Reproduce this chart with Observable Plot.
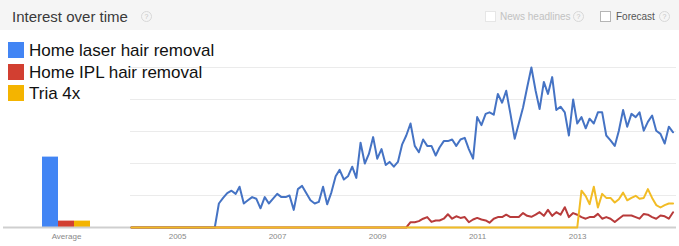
<!DOCTYPE html>
<html><head><meta charset="utf-8">
<script src="https://cdn.jsdelivr.net/npm/d3@7"></script>
<script src="https://cdn.jsdelivr.net/npm/@observablehq/plot@0.6"></script>
<style>
body{margin:0;background:#fff;font-family:"Liberation Sans",Arial,sans-serif}
#wrap{position:relative;width:679px;height:246px;overflow:hidden;background:#fff}
#header{position:absolute;left:0;top:0;width:679px;height:30px;background:#f5f5f5}
.abs{position:absolute;white-space:nowrap}
.q{position:absolute;box-sizing:border-box;width:11px;height:11px;border:1px solid #d8d8d8;border-radius:50%;font-size:7px;line-height:9px;text-align:center;color:#c4c4c4}
.cb{position:absolute;box-sizing:border-box;width:11px;height:11px;background:#fff}
#charts{position:absolute;left:0;top:30px;display:flex;width:679px}
.leg{position:absolute;left:8px;height:17px;font-size:17px;line-height:17px;color:#111;white-space:nowrap}
.leg i{position:absolute;left:0;top:0;width:16px;height:16px}
.leg span{position:absolute;left:21px;top:0}
</style></head>
<body>
<div id="wrap">
  <div id="header">
    <div class="abs" style="left:12px;top:9px;font-size:15px;line-height:15px;color:#3a3a3a">Interest over time</div>
    <div class="q" style="left:141px;top:11px">?</div>
    <div class="cb" style="left:485px;top:11px;border:1px solid #e6e6e6"></div>
    <div class="abs" style="left:500px;top:11.5px;font-size:10px;line-height:10px;color:#c2c2c2">News headlines</div>
    <div class="q" style="left:573px;top:11px">?</div>
    <div class="cb" style="left:600px;top:11px;border:1px solid #b5b5b5"></div>
    <div class="abs" style="left:616px;top:11.5px;font-size:10px;line-height:10px;color:#555">Forecast</div>
    <div class="q" style="left:659px;top:11px">?</div>
  </div>
  <div id="charts"></div>
  <div id="legend"></div>
</div>
<script>
const series = ["Home laser hair removal", "Home IPL hair removal", "Tria 4x"];
const averages = [44, 4, 4];
const barColors = ["#4285f4", "#d23f31", "#f4b400"];
const lineColors = ["#4573c4", "#b83b3b", "#f2bc25"];
const yearTicks = [2005, 2007, 2009, 2011, 2013];
const gridValues = [20, 40, 60, 80, 100];

// monthly values, Jan 2004 .. Nov 2014
const laser = [
  0,0,0,0,0,0,0,0,0,0,0,0,0,0,0,0,0,0,0,0,0,
  15,18.5,21.5,23,21,25.5,15,17,19,18,
  12,19,15,18,21,19,19,20,11,24,
  26,21.5,17,15,16,25.5,14.5,22,32,36,
  30,32,38,31,53,40,46,56.5,43,49,
  39,41,38,41,52,57.5,65,51,47,55,
  51,51,45,50,54,54,55,51,55,56,
  49,43,69,64,71,72,70.5,83.5,78,85.5,
  71,55.5,65,75,87.5,100,85.5,74,91,83.5,
  94,73.5,75.5,72,57.5,80,65,69,62,68,
  65,72,72,57.5,54.5,51,60.5,73.5,63,71,
  69,72,60.5,66,70,60.5,58.5,52.5,63,59.5
];
const ipl = [
  0,0,0,0,0,0,0,0,0,0,0,0,0,0,0,0,0,0,0,0,
  0,0,0,0,0,0,0,0,0,0,0,0,0,0,0,0,0,0,0,0,
  0,0,0,0,0,0,0,0,0,0,0,0,0,0,0,0,0,0,0,0,
  0,0,0,0,0,0,0,
  3.3,3.3,4,5.5,6.5,3.5,4.4,4.4,5.5,8.3,
  5.5,7,6,6.5,3.3,5,6,5,4.4,3,
  5.5,6.5,6.5,8,6.5,6.5,6.5,9,7.3,6.7,
  8,9.6,7.3,11,7.3,9.6,8,12.7,6.5,9,
  8,6.5,5.5,6.5,6.5,8.5,5.5,6.5,5.5,3.4,
  5.5,7.5,7.5,7.5,6.5,5.5,8.5,8,6.5,5.5,
  7.5,7,5.5,9.5
];
const tria = [
  0,0,0,0,0,0,0,0,0,0,0,0,0,0,0,0,0,0,0,0,
  0,0,0,0,0,0,0,0,0,0,0,0,0,0,0,0,0,0,0,0,
  0,0,0,0,0,0,0,0,0,0,0,0,0,0,0,0,0,0,0,0,
  0,0,0,0,0,0,0,0,0,0,0,0,0,0,0,0,0,0,0,0,
  0,0,0,0,0,0,0,0,0,0,0,0,0,0,0,0,0,0,0,0,
  0,0,0,0,0,0,0,0,
  23,19.6,14.6,25.5,12.5,21,18.5,18.5,15.6,17.7,
  21.8,17,18.5,19.8,18,18.5,24,18.5,14,12.5,
  14,15,15
];

const valuesBySeries = [laser, ipl, tria];
const rows = series.flatMap((s, i) => valuesBySeries[i].map((v, m) => ({
  series: s, date: new Date(Date.UTC(2004, m, 15)), value: v
})));
const avgRows = series.map((s, i) => ({series: s, value: averages[i]}));

const svgStyle = {fontFamily: "Liberation Sans, Arial, sans-serif", maxWidth: "none", flex: "none", display: "block", background: "transparent"};

const avgChart = Plot.plot({
  width: 129, height: 216,
  marginTop: 0, marginBottom: 19, marginLeft: 3, marginRight: 0,
  style: svgStyle,
  x: {type: "band", domain: series, range: [41, 91], padding: 0, label: null},
  y: {domain: [0, 100], range: [197, 37], axis: null},
  color: {domain: series, range: barColors},
  marks: [
    Plot.barY(avgRows, {x: "series", y: "value", fill: "series"}),
    Plot.ruleY([0], {stroke: "#cfcfcf", strokeWidth: 2}),
    Plot.axisX({ticks: [series[1]], tickFormat: () => "Average", tickSize: 0, tickPadding: 6, fontSize: 8, fill: "#888", label: null})
  ]
});

const timeChart = Plot.plot({
  width: 550, height: 216,
  marginTop: 0, marginBottom: 19, marginLeft: 0, marginRight: 0,
  style: svgStyle,
  x: {type: "utc", domain: [new Date(Date.UTC(2004, 0, 1)), new Date(Date.UTC(2015, 0, 1))], label: null},
  y: {domain: [0, 100], range: [197, 37], axis: null},
  color: {domain: series, range: lineColors},
  marks: [
    Plot.ruleY(gridValues, {stroke: "#ebebeb", insetLeft: 1, insetRight: 3}),
    Plot.ruleY([0], {stroke: "#cfcfcf", strokeWidth: 2, insetRight: 3}),
    Plot.line(rows, {x: "date", y: "value", stroke: "series", z: "series", strokeWidth: 2}),
    Plot.axisX({
      ticks: yearTicks.map(y => new Date(Date.UTC(y, 0, 1))),
      tickFormat: d3.utcFormat("%Y"), tickSize: 0, tickPadding: 6, fontSize: 8, fill: "#888", dx: -2, label: null
    })
  ]
});

document.getElementById("charts").append(avgChart, timeChart);

const legend = document.getElementById("legend");
series.forEach((s, i) => {
  const row = document.createElement("div");
  row.className = "leg";
  row.style.top = (42 + i * 21.5) + "px";
  const sw = document.createElement("i");
  sw.style.background = barColors[i];
  const tx = document.createElement("span");
  tx.textContent = s;
  row.append(sw, tx);
  legend.append(row);
});
</script>
</body></html>
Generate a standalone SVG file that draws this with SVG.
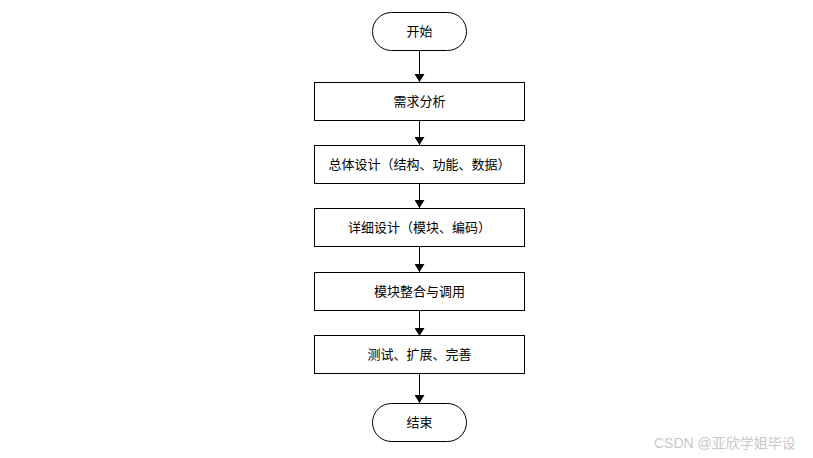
<svg xmlns="http://www.w3.org/2000/svg" width="813" height="458" viewBox="0 0 813 458">
<style>
.box{fill:#fff;stroke:#000;stroke-width:1}
.t{font-family:"Liberation Sans","Noto Sans CJK SC",sans-serif;font-size:13px;fill:#000;text-anchor:middle;dominant-baseline:central}
.c{stroke:#000;stroke-width:1;fill:none;marker-end:url(#ah)}
.wm{font-family:"Liberation Sans","Noto Sans CJK SC",sans-serif;font-size:14px;fill:#c8c8c8}
</style>
<defs>
<marker id="ah" markerWidth="8" markerHeight="10" refX="8" refY="5" orient="auto" markerUnits="userSpaceOnUse">
<path d="M0,0 L8,5 L0,10 z" fill="#000"/>
</marker>
</defs>
<rect width="813" height="458" fill="#fff"/>
<g id="connectors">
<line class="c" x1="419.5" y1="50" x2="419.5" y2="82"/>
<line class="c" x1="419.5" y1="120" x2="419.5" y2="145"/>
<line class="c" x1="419.5" y1="183" x2="419.5" y2="208"/>
<line class="c" x1="419.5" y1="246" x2="419.5" y2="272"/>
<line class="c" x1="419.5" y1="310" x2="419.5" y2="336"/>
<line class="c" x1="419.5" y1="373" x2="419.5" y2="403"/>
</g>
<g id="start">
<rect class="box" x="372.5" y="12.5" width="94" height="38" rx="19" ry="19"/>
<text class="t" x="419.5" y="31">开始</text>
</g>
<g id="n1">
<rect class="box" x="314.5" y="82.5" width="210" height="38"/>
<text class="t" x="419.5" y="101">需求分析</text>
</g>
<g id="n2">
<rect class="box" x="314.5" y="145.5" width="210" height="38"/>
<text class="t" x="419.5" y="164">总体设计（结构、功能、数据）</text>
</g>
<g id="n3">
<rect class="box" x="314.5" y="208.5" width="210" height="38"/>
<text class="t" x="419.5" y="227">详细设计（模块、编码）</text>
</g>
<g id="n4">
<rect class="box" x="314.5" y="272.5" width="210" height="38"/>
<text class="t" x="419.5" y="291">模块整合与调用</text>
</g>
<g id="n5">
<rect class="box" x="314.5" y="335.5" width="210" height="38"/>
<text class="t" x="419.5" y="354">测试、扩展、完善</text>
</g>
<g id="end">
<rect class="box" x="372.5" y="403.5" width="94" height="38" rx="19" ry="19"/>
<text class="t" x="419.5" y="422">结束</text>
</g>
<text class="wm" x="654" y="448">CSDN @亚欣学姐毕设</text>
</svg>
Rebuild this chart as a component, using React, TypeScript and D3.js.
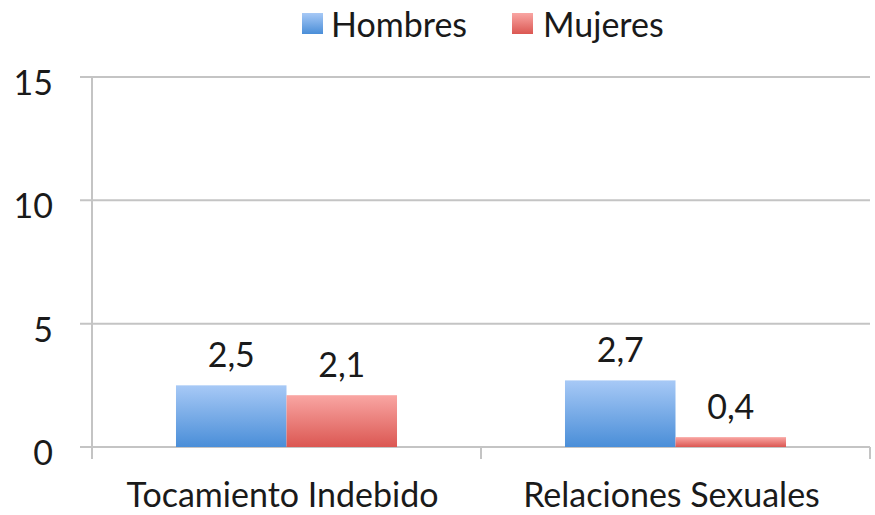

::::::

#### What you have to do:
Copy every line from the records above that contains the word "this".

#### Result below:
Reproduce this chart with Observable Plot.
Generate a standalone SVG file that draws this with SVG.
Rebuild this chart as a component, using React, TypeScript and D3.js.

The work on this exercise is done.